The Worst Thing We Read Yesterday
The clearer the facts become about Donald Trump and his administration, the further beyond the grasp of conventional news coverage the situation goes. What is a conventional analyst to do? NBC’s Jonathan Allen, surveying the news landscape, decided it was time to go right past the problem and use the conventions anyway. So he published a piece that applied ordinary presidential altitude analysis—the president was down, and now he’s back up—to the puffs of dust rising down inside the sinkhole where the presidency would be.
Hence the subhead declaring that “the most unconventional of commanders-in-chief is suddenly hitting some standard presidential notes.” The argument was that a week had gone by, including a foreign trip, during which Trump had not committed very many truly heinous blunders or casual acts of defamation. This qualified, by the lowered measure Allen was using, as “seemingly disciplined.” An expert was brought in to testify:
“He’s pitching a great game right now,” said Sean Spicer, Trump’s former White House communications director. “The last six, seven, eight days have been the best string of days in his administration.”
There was something almost touching about the wobble, the hopeful Trumpian stretch for “six, seven, eight.” It wasn’t true, of course. (Or was it, narrowly speaking? Had there been a six-day stretch before this that went by without an atrocity?) To the extent Trump had kept himself out of trouble at the G20—paring back his bilateral meetings and skipping the closing press conference—it was a continuation of the vanishing act that is, along with the criminal investigations, the defining feature of his presidency.

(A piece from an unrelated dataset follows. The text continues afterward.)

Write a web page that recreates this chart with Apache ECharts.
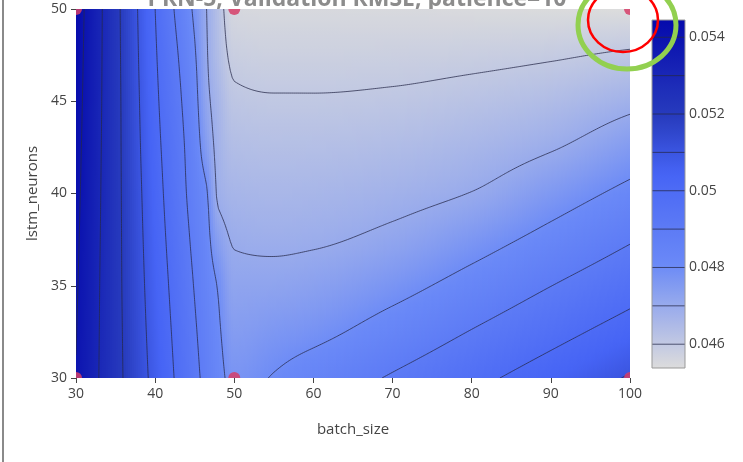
<!DOCTYPE html>
<html>
<head>
<meta charset="utf-8">
<script src="https://cdn.jsdelivr.net/npm/echarts@6/dist/echarts.min.js"></script>
<style>
html, body { margin: 0; padding: 0; background: #fff; }
#chart { width: 743px; height: 462px; }
</style>
</head>
<body>
<div id="chart"></div>
<script>
// Surface nodes: batch_size columns and lstm_neurons rows
const batchNodes = [30, 35, 40, 45, 46.5, 48, 50, 55, 60, 70, 80, 90, 100];
const neuronNodes = [30, 32.5, 35, 37.5, 40, 42.5, 45, 47.5, 50];
// Validation RMSE at each node, one array per lstm_neurons row
const rmseAt30 = [0.05397, 0.0523, 0.05073, 0.04921, 0.04875, 0.04828, 0.04775, 0.04805, 0.04841, 0.04909, 0.04976, 0.05043, 0.05107];
const rmseAt32 = [0.05403, 0.05229, 0.05064, 0.04909, 0.04861, 0.04811, 0.04748, 0.04764, 0.0478, 0.04837, 0.04904, 0.04971, 0.05036];
const rmseAt35 = [0.05409, 0.05228, 0.05055, 0.04895, 0.04844, 0.04793, 0.04721, 0.04723, 0.04733, 0.04773, 0.04832, 0.04899, 0.04964];
const rmseAt37 = [0.05415, 0.05228, 0.05046, 0.04879, 0.04826, 0.0474, 0.04694, 0.04688, 0.04692, 0.04717, 0.04765, 0.04827, 0.04893];
const rmseAt40 = [0.05421, 0.05228, 0.05037, 0.04863, 0.04807, 0.04688, 0.04666, 0.0466, 0.04663, 0.04677, 0.04702, 0.04759, 0.04822];
const rmseAt42 = [0.05427, 0.05228, 0.05027, 0.04845, 0.0475, 0.04677, 0.04639, 0.04633, 0.04634, 0.04643, 0.04662, 0.04694, 0.04751];
const rmseAt45 = [0.05433, 0.05228, 0.05018, 0.04827, 0.0472, 0.04665, 0.04612, 0.04605, 0.04605, 0.0461, 0.04623, 0.04643, 0.0468];
const rmseAt47 = [0.05439, 0.05227, 0.05009, 0.04808, 0.04707, 0.04642, 0.04584, 0.04577, 0.04577, 0.04579, 0.04584, 0.04593, 0.04609];
const rmseAt50 = [0.05445, 0.05226, 0.05, 0.04783, 0.047, 0.04632, 0.04555, 0.0455, 0.0455, 0.04548, 0.04545, 0.04542, 0.04538];
// Trials that were actually run
const trialBatch = [30, 30, 50, 50, 100, 100];
const trialNeurons = [30, 50, 30, 50, 30, 50];
// Contour levels and colour bar labels
const contourLevels = [0.046, 0.047, 0.048, 0.049, 0.05, 0.051, 0.052, 0.053, 0.054];
const colorbarTicks = [0.046, 0.048, 0.05, 0.052, 0.054];

const rows = [rmseAt30, rmseAt32, rmseAt35, rmseAt37, rmseAt40, rmseAt42, rmseAt45, rmseAt47, rmseAt50];
const allValues = rows.flat();
const zMin = Math.min.apply(null, allValues);
const zMax = Math.max.apply(null, allValues);

// blue scale: low RMSE grey, high RMSE navy
const scaleStops = [
  [0, [220, 220, 220]], [0.3, [106, 137, 247]], [0.42, [90, 120, 245]],
  [0.56, [70, 100, 245]], [0.72, [40, 60, 190]], [1, [5, 10, 172]]
];
function colorFor(z) {
  let t = (z - zMin) / (zMax - zMin);
  t = Math.max(0, Math.min(1, t));
  for (let k = 0; k < scaleStops.length - 1; k++) {
    const a = scaleStops[k], b = scaleStops[k + 1];
    if (t <= b[0]) {
      const f = (t - a[0]) / (b[0] - a[0]);
      const c = a[1].map((v, m) => Math.round(v + (b[1][m] - v) * f));
      return 'rgb(' + c.join(',') + ')';
    }
  }
  return 'rgb(5,10,172)';
}

// monotone cubic (PCHIP) interpolation
function pchipSlopes(xs, ys) {
  const n = xs.length, h = [], d = [];
  for (let k = 0; k < n - 1; k++) { h[k] = xs[k + 1] - xs[k]; d[k] = (ys[k + 1] - ys[k]) / h[k]; }
  const m = new Array(n);
  m[0] = d[0]; m[n - 1] = d[n - 2];
  for (let k = 1; k < n - 1; k++) {
    if (d[k - 1] * d[k] <= 0) m[k] = 0;
    else {
      const w1 = 2 * h[k] + h[k - 1], w2 = h[k] + 2 * h[k - 1];
      m[k] = (w1 + w2) / (w1 / d[k - 1] + w2 / d[k]);
    }
  }
  return m;
}
function pchipEval(xs, ys, m, x) {
  let k = 0;
  while (k < xs.length - 2 && x > xs[k + 1]) k++;
  const h = xs[k + 1] - xs[k], t = (x - xs[k]) / h;
  const t2 = t * t, t3 = t2 * t;
  return (2 * t3 - 3 * t2 + 1) * ys[k] + (t3 - 2 * t2 + t) * h * m[k] +
         (-2 * t3 + 3 * t2) * ys[k + 1] + (t3 - t2) * h * m[k + 1];
}

// fine sampling of the surface
const bMin = 30, bMax = 100, nMin = 30, nMax = 50;
const NX = 281, NY = 161;
const db = (bMax - bMin) / (NX - 1), dn = (nMax - nMin) / (NY - 1);
const rowSlopes = rows.map(r => pchipSlopes(batchNodes, r));
const Z = [];
for (let j = 0; j < NY; j++) Z.push(new Array(NX));
for (let i = 0; i < NX; i++) {
  const b = bMin + i * db;
  const col = rows.map((r, k) => pchipEval(batchNodes, r, rowSlopes[k], b));
  const cm = pchipSlopes(neuronNodes, col);
  for (let j = 0; j < NY; j++) Z[j][i] = pchipEval(neuronNodes, col, cm, nMin + j * dn);
}

// marching squares, then chain the pieces into polylines
function contourLines(level) {
  const segs = [];
  const hEdge = (i, j) => {
    const a = Z[j][i], b = Z[j][i + 1];
    if ((a < level) === (b < level)) return null;
    const t = (level - a) / (b - a);
    return [bMin + (i + t) * db, nMin + j * dn];
  };
  const vEdge = (i, j) => {
    const a = Z[j][i], b = Z[j + 1][i];
    if ((a < level) === (b < level)) return null;
    const t = (level - a) / (b - a);
    return [bMin + i * db, nMin + (j + t) * dn];
  };
  for (let j = 0; j < NY - 1; j++) {
    for (let i = 0; i < NX - 1; i++) {
      const e = [hEdge(i, j), vEdge(i + 1, j), hEdge(i, j + 1), vEdge(i, j)];
      const pts = e.filter(p => p);
      if (pts.length === 2) {
        segs.push([pts[0], pts[1]]);
      } else if (pts.length === 4) {
        const c = (Z[j][i] + Z[j][i + 1] + Z[j + 1][i] + Z[j + 1][i + 1]) / 4;
        if ((c < level) === (Z[j][i] < level)) {
          segs.push([e[0], e[1]]); segs.push([e[2], e[3]]);
        } else {
          segs.push([e[0], e[3]]); segs.push([e[1], e[2]]);
        }
      }
    }
  }
  const key = p => p[0].toFixed(6) + ',' + p[1].toFixed(6);
  const ends = new Map();
  segs.forEach((s, idx) => {
    [key(s[0]), key(s[1])].forEach(k => {
      if (!ends.has(k)) ends.set(k, []);
      ends.get(k).push(idx);
    });
  });
  const used = new Array(segs.length).fill(false);
  const lines = [];
  for (let s = 0; s < segs.length; s++) {
    if (used[s]) continue;
    used[s] = true;
    const line = [segs[s][0], segs[s][1]];
    for (const forward of [true, false]) {
      for (;;) {
        const end = forward ? line[line.length - 1] : line[0];
        const k = key(end);
        const next = (ends.get(k) || []).find(x => !used[x]);
        if (next === undefined) break;
        used[next] = true;
        const seg = segs[next];
        const other = key(seg[0]) === k ? seg[1] : seg[0];
        if (forward) line.push(other); else line.unshift(other);
      }
    }
    lines.push(line);
  }
  return lines;
}
const contourPaths = contourLevels.map(contourLines);

const lineColor = 'rgba(38,40,72,0.75)';
const font = '"Open Sans", "DejaVu Sans", sans-serif';

// one heat column per fine batch_size sample
const columnData = [];
for (let i = 0; i < NX; i++) columnData.push([bMin + i * db, nMin, i]);
const stopStep = 4;

const chart = echarts.init(document.getElementById('chart'));
const option = {
  animation: false,
  grid: [
    { left: 76, top: 9, width: 554, height: 369 },
    { left: 652, top: 20, width: 33, height: 348 }
  ],
  xAxis: [
    {
      type: 'value', gridIndex: 0, min: 30, max: 100, interval: 10,
      axisLine: { show: false },
      axisTick: { show: true, length: 5, lineStyle: { color: '#444' } },
      axisLabel: { color: '#444', fontSize: 14, fontFamily: font, margin: 9 },
      splitLine: { show: false },
      name: 'batch_size', nameLocation: 'middle', nameGap: 44,
      nameTextStyle: { color: '#444', fontSize: 15, fontFamily: font }
    },
    { type: 'value', gridIndex: 1, min: 0, max: 1, show: false }
  ],
  yAxis: [
    {
      type: 'value', gridIndex: 0, min: 30, max: 50, interval: 5,
      axisLine: { show: false },
      axisTick: { show: true, length: 5, lineStyle: { color: '#444' } },
      axisLabel: { color: '#444', fontSize: 14, fontFamily: font, margin: 9 },
      splitLine: { show: false },
      name: 'lstm_neurons', nameLocation: 'middle', nameGap: 36,
      nameTextStyle: { color: '#444', fontSize: 15, fontFamily: font }
    },
    { type: 'value', gridIndex: 1, min: zMin, max: zMax, show: false }
  ],
  series: [
    {
      // smooth colour field
      type: 'custom', xAxisIndex: 0, yAxisIndex: 0, clip: true, silent: true,
      data: columnData,
      renderItem: function (params, api) {
        const b = api.value(0);
        const i = api.value(2);
        const p0 = api.coord([Math.max(bMin, b - db / 2), nMax]);
        const p1 = api.coord([Math.min(bMax, b + db / 2), nMin]);
        const stops = [];
        for (let j = NY - 1; j >= 0; j -= stopStep) {
          stops.push({ offset: (NY - 1 - j) / (NY - 1), color: colorFor(Z[j][i]) });
        }
        return {
          type: 'rect',
          shape: { x: p0[0] - 0.5, y: p0[1], width: p1[0] - p0[0] + 1, height: p1[1] - p0[1] },
          style: { fill: new echarts.graphic.LinearGradient(0, 0, 0, 1, stops) }
        };
      }
    },
    {
      // contour lines
      type: 'custom', xAxisIndex: 0, yAxisIndex: 0, clip: true, silent: true,
      data: contourLevels.map((lv, k) => [bMin, nMin, k]),
      renderItem: function (params, api) {
        const lines = contourPaths[params.dataIndex];
        return {
          type: 'group',
          children: lines.map(l => ({
            type: 'polyline',
            shape: { points: l.map(p => api.coord(p)) },
            style: { stroke: lineColor, lineWidth: 1, fill: null }
          }))
        };
      }
    },
    {
      // trial markers
      type: 'custom', xAxisIndex: 0, yAxisIndex: 0, clip: true, silent: true,
      data: trialBatch.map((b, k) => [b, trialNeurons[k]]),
      renderItem: function (params, api) {
        const p = api.coord([api.value(0), api.value(1)]);
        return {
          type: 'circle',
          shape: { cx: p[0], cy: p[1], r: 6 },
          style: { fill: 'rgba(214,62,104,0.85)' }
        };
      }
    },
    {
      // colour bar
      type: 'custom', xAxisIndex: 1, yAxisIndex: 1, clip: false, silent: true,
      data: [[0, zMin]],
      renderItem: function (params, api) {
        const tl = api.coord([0, zMax]);
        const br = api.coord([1, zMin]);
        const stops = [];
        for (let k = 0; k <= 40; k++) {
          const f = k / 40;
          stops.push({ offset: f, color: colorFor(zMax - f * (zMax - zMin)) });
        }
        const children = [{
          type: 'rect',
          shape: { x: tl[0], y: tl[1], width: br[0] - tl[0], height: br[1] - tl[1] },
          style: { fill: new echarts.graphic.LinearGradient(0, 0, 0, 1, stops) }
        }];
        contourLevels.forEach(lv => {
          const a = api.coord([0, lv]), b = api.coord([1, lv]);
          children.push({
            type: 'line',
            shape: { x1: a[0], y1: a[1], x2: b[0], y2: b[1] },
            style: { stroke: lineColor, lineWidth: 1 }
          });
        });
        children.push({
          type: 'rect',
          shape: { x: tl[0], y: tl[1], width: br[0] - tl[0], height: br[1] - tl[1] },
          style: { fill: null, stroke: '#999', lineWidth: 1 }
        });
        colorbarTicks.forEach(v => {
          const p = api.coord([1, v]);
          children.push({
            type: 'text',
            x: p[0] + 4, y: p[1],
            style: {
              text: String(+v.toFixed(3)), fill: '#444', fontSize: 14, fontFamily: font,
              align: 'left', verticalAlign: 'middle'
            }
          });
        });
        return { type: 'group', children: children };
      }
    }
  ],
  graphic: [
    { type: 'rect', left: 2, top: 0, shape: { width: 2, height: 462 }, style: { fill: '#8a8a8a' }, silent: true },
    {
      type: 'text', x: 357, y: -0.5, silent: true,
      style: {
        text: 'PRN-5, Validation RMSE, patience=10', fill: '#8c8c8c',
        font: 'bold 23px "Open Sans", sans-serif', align: 'center', verticalAlign: 'middle'
      }
    },
    {
      type: 'ellipse', silent: true, z: 100,
      shape: { cx: 627, cy: 25, rx: 49, ry: 44 },
      style: { fill: null, stroke: '#92d050', lineWidth: 5 }
    },
    {
      type: 'ellipse', silent: true, z: 101,
      shape: { cx: 623, cy: 20, rx: 35, ry: 32 },
      style: { fill: null, stroke: '#ff0000', lineWidth: 2.5 }
    }
  ]
};
chart.setOption(option);
</script>
</body>
</html>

As for those criminal investigations, though, events forced Allen to include a caveat in his writeup of the president’s break from controversy and scandal:
Of course, there are clear exceptions to the trend — one big one in particular.
The president has escalated his Twitter attacks on special counsel Robert Mueller’s Russia probe, which he calls a witch hunt, particularly in the wake of former Trump fixer Michael Cohen pleading guilty to lying to Congress about efforts to build a real-estate development in Moscow while Trump was campaigning for the presidency in 2016.
Ah, right, yes, there was that time—Monday, it was—that the president tried to openly tamper with a witness. In a different reality, it might have been an impeachable offense. But Congress is not going to impeach the president, so it’s best to pretend it didn’t happen, or pretend that though it did happen, it didn’t mean anything. If outlets like NBC just act as if it’s all standard behavior, these things will be the standard.